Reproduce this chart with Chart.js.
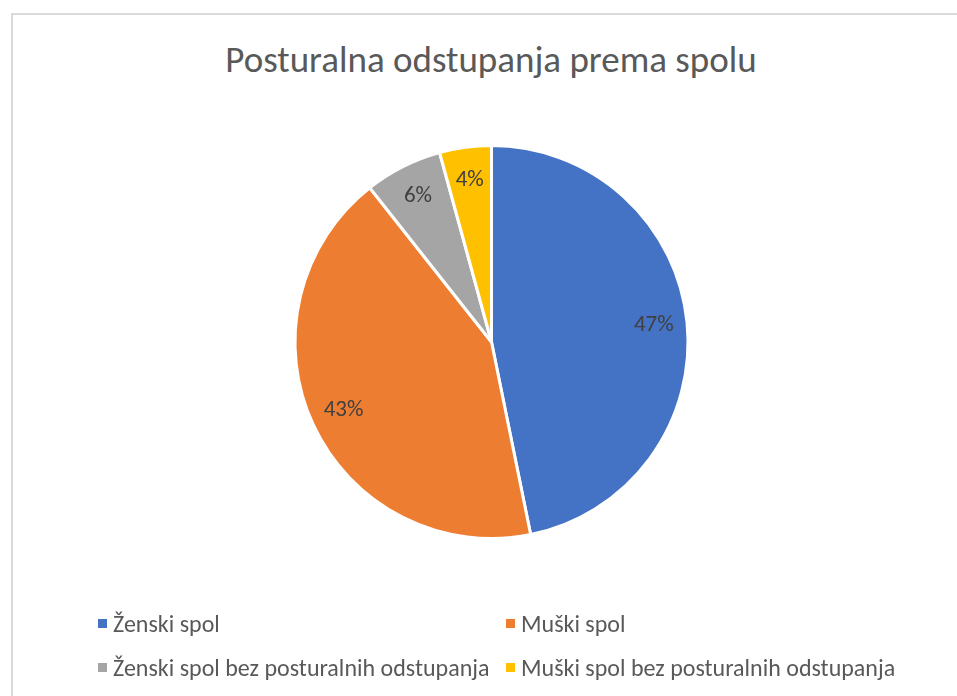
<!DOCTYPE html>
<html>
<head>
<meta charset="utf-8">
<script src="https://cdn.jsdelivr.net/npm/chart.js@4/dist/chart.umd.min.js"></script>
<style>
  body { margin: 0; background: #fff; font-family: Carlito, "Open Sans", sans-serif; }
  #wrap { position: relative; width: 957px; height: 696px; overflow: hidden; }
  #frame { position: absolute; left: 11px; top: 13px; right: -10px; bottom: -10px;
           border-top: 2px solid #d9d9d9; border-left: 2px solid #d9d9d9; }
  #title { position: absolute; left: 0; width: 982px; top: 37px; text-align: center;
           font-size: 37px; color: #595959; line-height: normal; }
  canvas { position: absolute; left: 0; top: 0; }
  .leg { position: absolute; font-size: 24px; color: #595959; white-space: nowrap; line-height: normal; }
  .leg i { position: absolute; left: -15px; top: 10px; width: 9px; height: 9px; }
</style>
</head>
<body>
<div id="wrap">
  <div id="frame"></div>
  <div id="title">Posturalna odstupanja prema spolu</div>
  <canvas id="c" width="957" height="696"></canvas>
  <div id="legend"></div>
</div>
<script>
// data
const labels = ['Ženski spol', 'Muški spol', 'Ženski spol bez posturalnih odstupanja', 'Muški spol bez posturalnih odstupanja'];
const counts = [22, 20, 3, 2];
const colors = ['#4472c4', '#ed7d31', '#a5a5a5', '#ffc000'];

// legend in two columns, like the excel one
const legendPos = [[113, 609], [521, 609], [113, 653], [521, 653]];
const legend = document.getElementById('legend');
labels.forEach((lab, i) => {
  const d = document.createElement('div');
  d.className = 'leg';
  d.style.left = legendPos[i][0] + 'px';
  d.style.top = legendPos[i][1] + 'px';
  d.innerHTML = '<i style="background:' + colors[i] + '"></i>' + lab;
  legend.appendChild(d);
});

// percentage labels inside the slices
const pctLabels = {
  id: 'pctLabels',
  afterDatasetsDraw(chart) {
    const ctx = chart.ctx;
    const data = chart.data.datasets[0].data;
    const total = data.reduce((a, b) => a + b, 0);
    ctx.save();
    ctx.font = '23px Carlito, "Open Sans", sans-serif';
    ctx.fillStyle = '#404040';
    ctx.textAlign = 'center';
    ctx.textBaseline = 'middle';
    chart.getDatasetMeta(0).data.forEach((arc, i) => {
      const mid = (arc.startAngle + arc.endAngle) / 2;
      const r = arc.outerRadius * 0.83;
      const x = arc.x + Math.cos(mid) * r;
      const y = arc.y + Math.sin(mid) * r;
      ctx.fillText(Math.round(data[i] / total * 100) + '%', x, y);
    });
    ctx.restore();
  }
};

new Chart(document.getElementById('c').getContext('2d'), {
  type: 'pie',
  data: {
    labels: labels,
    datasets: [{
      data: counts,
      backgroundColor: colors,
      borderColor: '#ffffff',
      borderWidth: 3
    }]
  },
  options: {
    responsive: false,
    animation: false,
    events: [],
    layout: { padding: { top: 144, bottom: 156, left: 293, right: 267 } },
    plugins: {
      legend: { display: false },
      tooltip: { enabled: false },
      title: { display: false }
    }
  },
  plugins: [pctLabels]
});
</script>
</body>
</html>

———

▶ Exercise prompt
Pictures are excluded; copy all other data exactly as shown.

▶ Problem solution
Reproduce this chart with Chart.js.
<!DOCTYPE html>
<html>
<head>
<meta charset="utf-8">
<script src="https://cdn.jsdelivr.net/npm/chart.js@4/dist/chart.umd.min.js"></script>
<style>
  body { margin: 0; background: #fff; font-family: Carlito, "Open Sans", sans-serif; }
  #wrap { position: relative; width: 957px; height: 696px; overflow: hidden; }
  #frame { position: absolute; left: 11px; top: 13px; right: -10px; bottom: -10px;
           border-top: 2px solid #d9d9d9; border-left: 2px solid #d9d9d9; }
  #title { position: absolute; left: 0; width: 982px; top: 37px; text-align: center;
           font-size: 37px; color: #595959; line-height: normal; }
  canvas { position: absolute; left: 0; top: 0; }
  .leg { position: absolute; font-size: 24px; color: #595959; white-space: nowrap; line-height: normal; }
  .leg i { position: absolute; left: -15px; top: 10px; width: 9px; height: 9px; }
</style>
</head>
<body>
<div id="wrap">
  <div id="frame"></div>
  <div id="title">Posturalna odstupanja prema spolu</div>
  <canvas id="c" width="957" height="696"></canvas>
  <div id="legend"></div>
</div>
<script>
// data
const labels = ['Ženski spol', 'Muški spol', 'Ženski spol bez posturalnih odstupanja', 'Muški spol bez posturalnih odstupanja'];
const counts = [22, 20, 3, 2];
const colors = ['#4472c4', '#ed7d31', '#a5a5a5', '#ffc000'];

// legend in two columns, like the excel one
const legendPos = [[113, 609], [521, 609], [113, 653], [521, 653]];
const legend = document.getElementById('legend');
labels.forEach((lab, i) => {
  const d = document.createElement('div');
  d.className = 'leg';
  d.style.left = legendPos[i][0] + 'px';
  d.style.top = legendPos[i][1] + 'px';
  d.innerHTML = '<i style="background:' + colors[i] + '"></i>' + lab;
  legend.appendChild(d);
});

// percentage labels inside the slices
const pctLabels = {
  id: 'pctLabels',
  afterDatasetsDraw(chart) {
    const ctx = chart.ctx;
    const data = chart.data.datasets[0].data;
    const total = data.reduce((a, b) => a + b, 0);
    ctx.save();
    ctx.font = '23px Carlito, "Open Sans", sans-serif';
    ctx.fillStyle = '#404040';
    ctx.textAlign = 'center';
    ctx.textBaseline = 'middle';
    chart.getDatasetMeta(0).data.forEach((arc, i) => {
      const mid = (arc.startAngle + arc.endAngle) / 2;
      const r = arc.outerRadius * 0.83;
      const x = arc.x + Math.cos(mid) * r;
      const y = arc.y + Math.sin(mid) * r;
      ctx.fillText(Math.round(data[i] / total * 100) + '%', x, y);
    });
    ctx.restore();
  }
};

new Chart(document.getElementById('c').getContext('2d'), {
  type: 'pie',
  data: {
    labels: labels,
    datasets: [{
      data: counts,
      backgroundColor: colors,
      borderColor: '#ffffff',
      borderWidth: 3
    }]
  },
  options: {
    responsive: false,
    animation: false,
    events: [],
    layout: { padding: { top: 144, bottom: 156, left: 293, right: 267 } },
    plugins: {
      legend: { display: false },
      tooltip: { enabled: false },
      title: { display: false }
    }
  },
  plugins: [pctLabels]
});
</script>
</body>
</html>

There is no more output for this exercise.